## DIRECTIONS FOR THIS TASK
Copy exactly the lines of the material below that run from the one containing "Recreate this image" through the one containing "Chart.register(...registerables);". Copy no other lines.
# GIVEN INFORMATION start
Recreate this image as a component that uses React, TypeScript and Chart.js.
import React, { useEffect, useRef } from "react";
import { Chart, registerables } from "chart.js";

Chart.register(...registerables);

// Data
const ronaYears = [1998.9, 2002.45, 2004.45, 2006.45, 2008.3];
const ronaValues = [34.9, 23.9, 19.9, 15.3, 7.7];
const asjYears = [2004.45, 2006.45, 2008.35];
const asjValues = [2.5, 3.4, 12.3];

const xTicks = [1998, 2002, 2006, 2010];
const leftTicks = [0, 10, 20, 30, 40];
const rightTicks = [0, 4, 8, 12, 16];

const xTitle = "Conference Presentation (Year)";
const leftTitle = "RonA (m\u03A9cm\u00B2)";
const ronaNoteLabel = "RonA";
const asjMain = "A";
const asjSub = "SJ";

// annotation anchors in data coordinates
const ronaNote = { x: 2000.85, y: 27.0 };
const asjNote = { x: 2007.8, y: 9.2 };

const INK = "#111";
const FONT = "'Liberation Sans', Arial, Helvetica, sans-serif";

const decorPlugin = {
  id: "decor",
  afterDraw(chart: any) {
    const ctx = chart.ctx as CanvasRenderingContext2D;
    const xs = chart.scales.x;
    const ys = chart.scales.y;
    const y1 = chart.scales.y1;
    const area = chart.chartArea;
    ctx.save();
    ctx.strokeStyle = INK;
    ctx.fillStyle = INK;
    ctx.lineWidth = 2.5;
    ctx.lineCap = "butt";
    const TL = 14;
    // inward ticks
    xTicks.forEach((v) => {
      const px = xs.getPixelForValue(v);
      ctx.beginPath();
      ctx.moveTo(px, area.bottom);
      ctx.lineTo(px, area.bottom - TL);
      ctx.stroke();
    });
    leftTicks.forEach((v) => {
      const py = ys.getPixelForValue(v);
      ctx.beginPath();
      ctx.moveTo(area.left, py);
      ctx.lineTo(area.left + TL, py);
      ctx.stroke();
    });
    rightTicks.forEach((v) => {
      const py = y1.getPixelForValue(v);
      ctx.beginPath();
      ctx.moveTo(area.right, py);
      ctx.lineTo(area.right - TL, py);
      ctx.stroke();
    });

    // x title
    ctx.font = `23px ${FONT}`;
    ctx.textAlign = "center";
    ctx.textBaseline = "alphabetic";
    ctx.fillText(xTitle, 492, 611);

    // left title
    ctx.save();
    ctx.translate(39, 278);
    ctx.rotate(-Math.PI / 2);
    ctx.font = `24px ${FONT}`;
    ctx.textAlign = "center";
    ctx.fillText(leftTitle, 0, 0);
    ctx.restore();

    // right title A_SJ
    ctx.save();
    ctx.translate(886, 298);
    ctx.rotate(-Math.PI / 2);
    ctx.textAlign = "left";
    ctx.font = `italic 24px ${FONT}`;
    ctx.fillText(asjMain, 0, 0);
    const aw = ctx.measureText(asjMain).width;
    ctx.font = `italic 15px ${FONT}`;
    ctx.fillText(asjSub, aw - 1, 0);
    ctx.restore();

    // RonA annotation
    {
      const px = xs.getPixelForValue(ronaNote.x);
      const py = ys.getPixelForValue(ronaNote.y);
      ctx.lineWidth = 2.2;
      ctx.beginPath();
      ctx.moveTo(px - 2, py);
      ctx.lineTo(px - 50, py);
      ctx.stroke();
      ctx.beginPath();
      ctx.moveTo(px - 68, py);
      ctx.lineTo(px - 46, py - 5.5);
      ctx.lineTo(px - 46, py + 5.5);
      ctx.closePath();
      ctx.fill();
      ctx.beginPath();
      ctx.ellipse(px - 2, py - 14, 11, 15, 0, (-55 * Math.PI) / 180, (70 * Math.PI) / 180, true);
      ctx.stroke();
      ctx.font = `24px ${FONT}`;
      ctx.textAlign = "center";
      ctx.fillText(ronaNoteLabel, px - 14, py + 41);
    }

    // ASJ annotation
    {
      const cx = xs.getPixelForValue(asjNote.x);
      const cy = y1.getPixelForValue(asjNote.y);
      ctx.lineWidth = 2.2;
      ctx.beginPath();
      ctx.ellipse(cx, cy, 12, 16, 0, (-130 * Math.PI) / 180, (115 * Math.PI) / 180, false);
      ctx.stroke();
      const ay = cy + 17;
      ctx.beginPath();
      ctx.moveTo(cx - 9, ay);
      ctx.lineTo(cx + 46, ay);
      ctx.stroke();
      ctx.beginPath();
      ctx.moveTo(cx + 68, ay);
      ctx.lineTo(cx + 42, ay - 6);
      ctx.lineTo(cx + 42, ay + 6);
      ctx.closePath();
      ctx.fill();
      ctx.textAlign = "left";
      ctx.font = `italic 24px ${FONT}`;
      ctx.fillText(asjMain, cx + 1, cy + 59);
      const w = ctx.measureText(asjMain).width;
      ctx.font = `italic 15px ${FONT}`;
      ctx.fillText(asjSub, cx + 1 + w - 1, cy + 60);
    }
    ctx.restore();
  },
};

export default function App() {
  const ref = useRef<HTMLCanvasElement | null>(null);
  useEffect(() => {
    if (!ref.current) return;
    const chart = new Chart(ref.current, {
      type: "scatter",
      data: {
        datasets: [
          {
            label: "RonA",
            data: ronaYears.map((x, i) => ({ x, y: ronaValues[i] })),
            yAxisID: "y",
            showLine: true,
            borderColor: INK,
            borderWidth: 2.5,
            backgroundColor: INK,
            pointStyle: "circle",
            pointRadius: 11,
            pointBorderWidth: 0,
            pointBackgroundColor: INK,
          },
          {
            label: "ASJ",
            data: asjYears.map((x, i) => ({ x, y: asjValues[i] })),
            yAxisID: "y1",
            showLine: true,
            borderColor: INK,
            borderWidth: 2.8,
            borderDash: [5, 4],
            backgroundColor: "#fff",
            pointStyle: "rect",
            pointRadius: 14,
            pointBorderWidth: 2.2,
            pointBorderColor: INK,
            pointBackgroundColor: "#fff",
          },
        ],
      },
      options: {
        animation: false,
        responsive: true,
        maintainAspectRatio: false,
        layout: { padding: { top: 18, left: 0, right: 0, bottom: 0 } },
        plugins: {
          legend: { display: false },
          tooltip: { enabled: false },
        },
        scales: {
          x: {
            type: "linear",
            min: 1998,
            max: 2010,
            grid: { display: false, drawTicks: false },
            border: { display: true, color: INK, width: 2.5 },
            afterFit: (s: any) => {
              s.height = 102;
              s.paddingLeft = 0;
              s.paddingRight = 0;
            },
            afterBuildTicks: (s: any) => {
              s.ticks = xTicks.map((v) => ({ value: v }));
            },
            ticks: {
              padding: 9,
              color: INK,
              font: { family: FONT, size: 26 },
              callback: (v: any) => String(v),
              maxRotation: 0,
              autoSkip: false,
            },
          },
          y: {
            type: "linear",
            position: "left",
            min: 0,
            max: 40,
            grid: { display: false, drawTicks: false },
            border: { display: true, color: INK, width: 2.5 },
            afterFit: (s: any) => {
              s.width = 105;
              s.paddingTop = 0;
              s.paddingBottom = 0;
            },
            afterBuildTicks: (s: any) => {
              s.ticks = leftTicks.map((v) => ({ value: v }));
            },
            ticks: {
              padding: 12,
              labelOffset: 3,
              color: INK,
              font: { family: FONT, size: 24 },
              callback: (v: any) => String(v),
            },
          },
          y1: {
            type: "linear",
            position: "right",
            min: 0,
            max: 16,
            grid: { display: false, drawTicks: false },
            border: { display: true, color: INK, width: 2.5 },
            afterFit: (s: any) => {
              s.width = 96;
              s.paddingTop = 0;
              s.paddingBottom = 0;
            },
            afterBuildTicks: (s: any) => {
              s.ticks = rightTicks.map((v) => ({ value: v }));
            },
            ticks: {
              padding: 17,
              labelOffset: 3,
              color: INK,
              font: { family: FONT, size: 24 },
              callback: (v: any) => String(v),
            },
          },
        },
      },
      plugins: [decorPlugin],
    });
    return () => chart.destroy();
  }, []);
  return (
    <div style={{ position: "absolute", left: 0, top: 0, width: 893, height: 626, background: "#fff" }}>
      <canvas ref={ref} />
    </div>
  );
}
# GIVEN INFORMATION end
# GIVEN INFORMATION start
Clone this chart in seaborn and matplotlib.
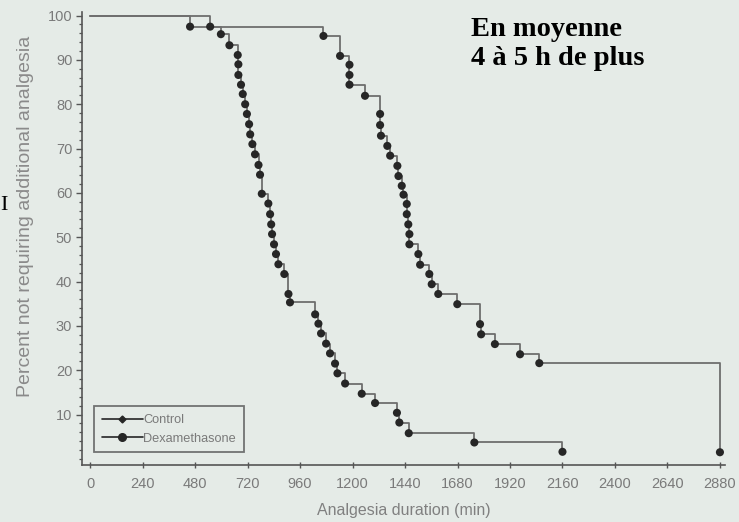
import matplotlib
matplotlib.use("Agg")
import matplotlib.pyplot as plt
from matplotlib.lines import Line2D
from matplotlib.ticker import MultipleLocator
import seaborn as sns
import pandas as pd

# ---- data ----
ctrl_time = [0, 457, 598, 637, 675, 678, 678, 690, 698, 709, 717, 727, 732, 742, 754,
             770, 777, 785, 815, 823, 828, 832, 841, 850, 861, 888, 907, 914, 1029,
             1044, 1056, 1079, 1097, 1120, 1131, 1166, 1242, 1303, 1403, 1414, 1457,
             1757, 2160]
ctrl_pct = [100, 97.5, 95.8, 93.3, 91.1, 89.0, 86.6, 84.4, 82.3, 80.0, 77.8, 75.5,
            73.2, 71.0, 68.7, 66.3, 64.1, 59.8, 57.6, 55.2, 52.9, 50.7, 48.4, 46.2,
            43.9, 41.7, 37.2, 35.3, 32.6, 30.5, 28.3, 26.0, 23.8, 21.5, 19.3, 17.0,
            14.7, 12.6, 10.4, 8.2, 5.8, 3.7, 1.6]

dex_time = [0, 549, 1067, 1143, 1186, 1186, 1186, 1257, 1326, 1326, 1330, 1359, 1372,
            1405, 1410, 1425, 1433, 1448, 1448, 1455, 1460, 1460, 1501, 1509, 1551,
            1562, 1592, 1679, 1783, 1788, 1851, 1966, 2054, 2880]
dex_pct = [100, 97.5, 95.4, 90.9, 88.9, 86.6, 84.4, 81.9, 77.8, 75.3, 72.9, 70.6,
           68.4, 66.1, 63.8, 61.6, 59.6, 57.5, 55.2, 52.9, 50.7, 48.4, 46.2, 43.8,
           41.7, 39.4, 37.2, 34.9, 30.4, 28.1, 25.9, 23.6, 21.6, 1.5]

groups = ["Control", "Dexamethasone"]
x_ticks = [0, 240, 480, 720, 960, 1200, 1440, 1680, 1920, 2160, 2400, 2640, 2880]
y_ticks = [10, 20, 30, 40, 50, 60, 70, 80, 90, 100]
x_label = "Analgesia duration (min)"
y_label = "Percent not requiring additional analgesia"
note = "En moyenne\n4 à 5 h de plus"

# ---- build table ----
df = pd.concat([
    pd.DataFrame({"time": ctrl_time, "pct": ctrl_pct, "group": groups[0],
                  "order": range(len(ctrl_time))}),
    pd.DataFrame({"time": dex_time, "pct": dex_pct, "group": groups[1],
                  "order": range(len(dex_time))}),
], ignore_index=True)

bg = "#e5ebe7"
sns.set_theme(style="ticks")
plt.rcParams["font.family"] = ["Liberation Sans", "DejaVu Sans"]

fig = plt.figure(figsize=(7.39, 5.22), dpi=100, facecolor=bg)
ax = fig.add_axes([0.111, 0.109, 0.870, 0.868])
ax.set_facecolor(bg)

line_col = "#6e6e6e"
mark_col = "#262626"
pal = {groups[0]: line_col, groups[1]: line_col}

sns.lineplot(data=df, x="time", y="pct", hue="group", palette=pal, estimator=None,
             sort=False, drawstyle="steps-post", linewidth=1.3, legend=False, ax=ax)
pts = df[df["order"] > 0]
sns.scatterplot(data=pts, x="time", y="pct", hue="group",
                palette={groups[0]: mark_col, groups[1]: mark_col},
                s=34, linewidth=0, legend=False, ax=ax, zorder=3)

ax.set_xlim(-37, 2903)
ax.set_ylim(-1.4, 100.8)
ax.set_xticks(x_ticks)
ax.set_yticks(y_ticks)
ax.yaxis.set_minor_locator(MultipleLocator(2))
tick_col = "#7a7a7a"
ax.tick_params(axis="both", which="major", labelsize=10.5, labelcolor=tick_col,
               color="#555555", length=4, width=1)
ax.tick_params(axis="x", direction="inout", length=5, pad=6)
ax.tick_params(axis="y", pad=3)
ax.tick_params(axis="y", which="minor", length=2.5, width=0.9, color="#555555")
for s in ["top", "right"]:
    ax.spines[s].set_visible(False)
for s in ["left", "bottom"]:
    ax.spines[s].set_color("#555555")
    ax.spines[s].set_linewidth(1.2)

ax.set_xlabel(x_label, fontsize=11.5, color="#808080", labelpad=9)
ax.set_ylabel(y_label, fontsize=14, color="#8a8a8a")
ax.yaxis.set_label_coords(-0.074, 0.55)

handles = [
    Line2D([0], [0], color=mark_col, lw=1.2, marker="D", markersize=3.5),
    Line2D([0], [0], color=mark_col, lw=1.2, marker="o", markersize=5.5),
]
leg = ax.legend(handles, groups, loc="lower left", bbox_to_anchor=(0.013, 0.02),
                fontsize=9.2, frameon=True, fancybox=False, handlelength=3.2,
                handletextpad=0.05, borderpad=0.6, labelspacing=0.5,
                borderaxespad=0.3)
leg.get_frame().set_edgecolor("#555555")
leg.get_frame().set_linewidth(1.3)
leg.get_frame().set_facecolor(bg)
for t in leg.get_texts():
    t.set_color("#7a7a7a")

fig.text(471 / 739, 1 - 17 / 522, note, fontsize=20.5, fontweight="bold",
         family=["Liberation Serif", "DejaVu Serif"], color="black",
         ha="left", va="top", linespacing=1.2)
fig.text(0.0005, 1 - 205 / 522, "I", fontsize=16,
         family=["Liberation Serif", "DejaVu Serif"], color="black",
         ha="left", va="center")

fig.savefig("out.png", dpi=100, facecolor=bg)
# GIVEN INFORMATION end
## ANSWER TO THE EXERCISE
Recreate this image as a component that uses React, TypeScript and Chart.js.
import React, { useEffect, useRef } from "react";
import { Chart, registerables } from "chart.js";

Chart.register(...registerables);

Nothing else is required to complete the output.